(begin)

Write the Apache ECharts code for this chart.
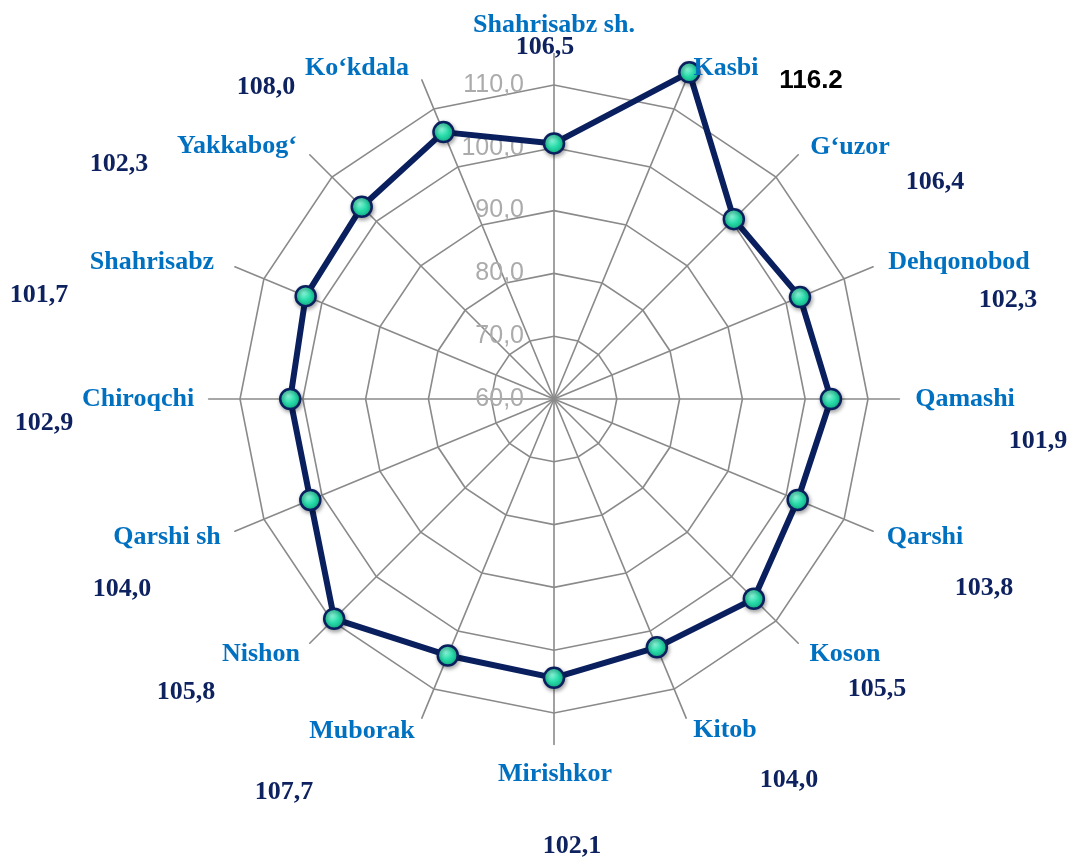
<!DOCTYPE html>
<html>
<head>
<meta charset="utf-8">
<script src="https://cdn.jsdelivr.net/npm/echarts@6/dist/echarts.min.js"></script>
<style>
html,body{margin:0;padding:0;background:#fff;}
#chart{width:1069px;height:857px;}
</style>
</head>
<body>
<div id="chart"></div>
<script>
// Categories in clockwise order starting from the top
const categories = ['Shahrisabz sh.', 'Kasbi', 'G\u2018uzor', 'Dehqonobod', 'Qamashi', 'Qarshi', 'Koson', 'Kitob',
  'Mirishkor', 'Muborak', 'Nishon', 'Qarshi sh', 'Chiroqchi', 'Shahrisabz', 'Yakkabog\u2018', 'Ko\u2018kdala'];
// Plotted values
const values = [100.7, 116.3, 100.5, 102.4, 104.1, 102.0, 105.0, 102.8, 104.4, 104.2, 109.5, 102.0, 102.0, 102.8, 103.3, 106.0];
// Value labels printed next to each name
const valueLabels = ['106,5', '116.2', '106,4', '102,3', '101,9', '103,8', '105,5', '104,0', '102,1', '107,7', '105,8', '104,0', '102,9', '101,7', '102,3', '108,0'];
// Radial tick labels
const tickValues = [60, 70, 80, 90, 100, 110];
const tickLabels = ['60,0', '70,0', '80,0', '90,0', '100,0', '110,0'];

// Layout of the text annotations (pixel centers): [nameX, nameY, valueX, valueY]
const textLayout = [
  [554, 25, 545, 47],
  [726, 68, 811, 81],
  [850, 147, 935, 182],
  [959, 262, 1008, 300],
  [965, 399, 1038, 441],
  [925, 537, 984, 588],
  [845, 654, 877, 689],
  [725, 730, 789, 780],
  [555, 774, 572, 846],
  [362, 731, 284, 792],
  [261, 654, 186, 692],
  [167, 537, 122, 589],
  [138, 399, 44, 423],
  [152, 262, 39, 295],
  [237, 146, 119, 164],
  [357, 68, 266, 87]
];

// ECharts radar runs counter-clockwise: keep first, reverse the rest
const order = [0];
for (let i = categories.length - 1; i >= 1; i--) order.push(i);

const indicators = order.map(function (i, k) {
  const ind = { name: categories[i], min: 60, max: 115 };
  if (k === 0) {
    ind.axisLabel = {
      show: true,
      margin: 30,
      color: '#ABABAB',
      fontSize: 25,
      fontFamily: 'Liberation Sans',
      formatter: function (v) {
        const idx = tickValues.indexOf(Math.round(v * 1000) / 1000);
        return idx >= 0 ? tickLabels[idx] : '';
      }
    };
  }
  return ind;
});
const seriesData = order.map(function (i) { return values[i]; });

const texts = [];
categories.forEach(function (name, i) {
  const p = textLayout[i];
  texts.push({
    type: 'text', x: p[0], y: p[1], z: 100,
    style: {
      text: name, font: 'bold 26px "Liberation Serif"', fill: '#0070C0',
      align: 'center', verticalAlign: 'middle', textAlign: 'center', textVerticalAlign: 'middle'
    }
  });
  const special = valueLabels[i].indexOf('.') >= 0;
  texts.push({
    type: 'text', x: p[2], y: p[3], z: 100,
    style: {
      text: valueLabels[i],
      font: special ? 'bold 26px "Liberation Sans"' : 'bold 26px "Liberation Serif"',
      fill: special ? '#000000' : '#0E2260',
      align: 'center', verticalAlign: 'middle', textAlign: 'center', textVerticalAlign: 'middle'
    }
  });
});

const chart = echarts.init(document.getElementById('chart'), null, { renderer: 'canvas' });
chart.setOption({
  backgroundColor: '#ffffff',
  animation: false,
  radar: {
    center: [554, 399],
    radius: 345.4,
    startAngle: 90,
    shape: 'polygon',
    splitNumber: 11,
    indicator: indicators,
    axisName: { show: false },
    axisLine: { show: true, lineStyle: { color: '#8A8A8A', width: 1.6 } },
    axisTick: { show: false },
    axisLabel: { show: false },
    splitLine: { show: true, lineStyle: { color: ['#8A8A8A', 'rgba(0,0,0,0)'], width: 1.6 } },
    splitArea: { show: false }
  },
  series: [{
    type: 'radar',
    symbol: 'circle',
    symbolSize: 20,
    lineStyle: { color: '#0A1F5E', width: 6 },
    itemStyle: {
      color: {
        type: 'radial', x: 0.4, y: 0.35, r: 0.7,
        colorStops: [
          { offset: 0, color: '#8BF7DA' },
          { offset: 0.5, color: '#26DBA8' },
          { offset: 1, color: '#12A882' }
        ]
      },
      borderColor: '#0A1F5E',
      borderWidth: 2.5,
      shadowBlur: 4,
      shadowOffsetX: 1,
      shadowOffsetY: 2,
      shadowColor: 'rgba(0,0,0,0.35)'
    },
    data: [{ value: seriesData, name: 'Data' }]
  }],
  graphic: { elements: texts }
});
</script>
</body>
</html>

(end)

What you will do | Images in the data above are to be skipped. Retype all other material exactly.

Correct response |
Write the Apache ECharts code for this chart.
<!DOCTYPE html>
<html>
<head>
<meta charset="utf-8">
<script src="https://cdn.jsdelivr.net/npm/echarts@6/dist/echarts.min.js"></script>
<style>
html,body{margin:0;padding:0;background:#fff;}
#chart{width:1069px;height:857px;}
</style>
</head>
<body>
<div id="chart"></div>
<script>
// Categories in clockwise order starting from the top
const categories = ['Shahrisabz sh.', 'Kasbi', 'G\u2018uzor', 'Dehqonobod', 'Qamashi', 'Qarshi', 'Koson', 'Kitob',
  'Mirishkor', 'Muborak', 'Nishon', 'Qarshi sh', 'Chiroqchi', 'Shahrisabz', 'Yakkabog\u2018', 'Ko\u2018kdala'];
// Plotted values
const values = [100.7, 116.3, 100.5, 102.4, 104.1, 102.0, 105.0, 102.8, 104.4, 104.2, 109.5, 102.0, 102.0, 102.8, 103.3, 106.0];
// Value labels printed next to each name
const valueLabels = ['106,5', '116.2', '106,4', '102,3', '101,9', '103,8', '105,5', '104,0', '102,1', '107,7', '105,8', '104,0', '102,9', '101,7', '102,3', '108,0'];
// Radial tick labels
const tickValues = [60, 70, 80, 90, 100, 110];
const tickLabels = ['60,0', '70,0', '80,0', '90,0', '100,0', '110,0'];

// Layout of the text annotations (pixel centers): [nameX, nameY, valueX, valueY]
const textLayout = [
  [554, 25, 545, 47],
  [726, 68, 811, 81],
  [850, 147, 935, 182],
  [959, 262, 1008, 300],
  [965, 399, 1038, 441],
  [925, 537, 984, 588],
  [845, 654, 877, 689],
  [725, 730, 789, 780],
  [555, 774, 572, 846],
  [362, 731, 284, 792],
  [261, 654, 186, 692],
  [167, 537, 122, 589],
  [138, 399, 44, 423],
  [152, 262, 39, 295],
  [237, 146, 119, 164],
  [357, 68, 266, 87]
];

// ECharts radar runs counter-clockwise: keep first, reverse the rest
const order = [0];
for (let i = categories.length - 1; i >= 1; i--) order.push(i);

const indicators = order.map(function (i, k) {
  const ind = { name: categories[i], min: 60, max: 115 };
  if (k === 0) {
    ind.axisLabel = {
      show: true,
      margin: 30,
      color: '#ABABAB',
      fontSize: 25,
      fontFamily: 'Liberation Sans',
      formatter: function (v) {
        const idx = tickValues.indexOf(Math.round(v * 1000) / 1000);
        return idx >= 0 ? tickLabels[idx] : '';
      }
    };
  }
  return ind;
});
const seriesData = order.map(function (i) { return values[i]; });

const texts = [];
categories.forEach(function (name, i) {
  const p = textLayout[i];
  texts.push({
    type: 'text', x: p[0], y: p[1], z: 100,
    style: {
      text: name, font: 'bold 26px "Liberation Serif"', fill: '#0070C0',
      align: 'center', verticalAlign: 'middle', textAlign: 'center', textVerticalAlign: 'middle'
    }
  });
  const special = valueLabels[i].indexOf('.') >= 0;
  texts.push({
    type: 'text', x: p[2], y: p[3], z: 100,
    style: {
      text: valueLabels[i],
      font: special ? 'bold 26px "Liberation Sans"' : 'bold 26px "Liberation Serif"',
      fill: special ? '#000000' : '#0E2260',
      align: 'center', verticalAlign: 'middle', textAlign: 'center', textVerticalAlign: 'middle'
    }
  });
});

const chart = echarts.init(document.getElementById('chart'), null, { renderer: 'canvas' });
chart.setOption({
  backgroundColor: '#ffffff',
  animation: false,
  radar: {
    center: [554, 399],
    radius: 345.4,
    startAngle: 90,
    shape: 'polygon',
    splitNumber: 11,
    indicator: indicators,
    axisName: { show: false },
    axisLine: { show: true, lineStyle: { color: '#8A8A8A', width: 1.6 } },
    axisTick: { show: false },
    axisLabel: { show: false },
    splitLine: { show: true, lineStyle: { color: ['#8A8A8A', 'rgba(0,0,0,0)'], width: 1.6 } },
    splitArea: { show: false }
  },
  series: [{
    type: 'radar',
    symbol: 'circle',
    symbolSize: 20,
    lineStyle: { color: '#0A1F5E', width: 6 },
    itemStyle: {
      color: {
        type: 'radial', x: 0.4, y: 0.35, r: 0.7,
        colorStops: [
          { offset: 0, color: '#8BF7DA' },
          { offset: 0.5, color: '#26DBA8' },
          { offset: 1, color: '#12A882' }
        ]
      },
      borderColor: '#0A1F5E',
      borderWidth: 2.5,
      shadowBlur: 4,
      shadowOffsetX: 1,
      shadowOffsetY: 2,
      shadowColor: 'rgba(0,0,0,0.35)'
    },
    data: [{ value: seriesData, name: 'Data' }]
  }],
  graphic: { elements: texts }
});
</script>
</body>
</html>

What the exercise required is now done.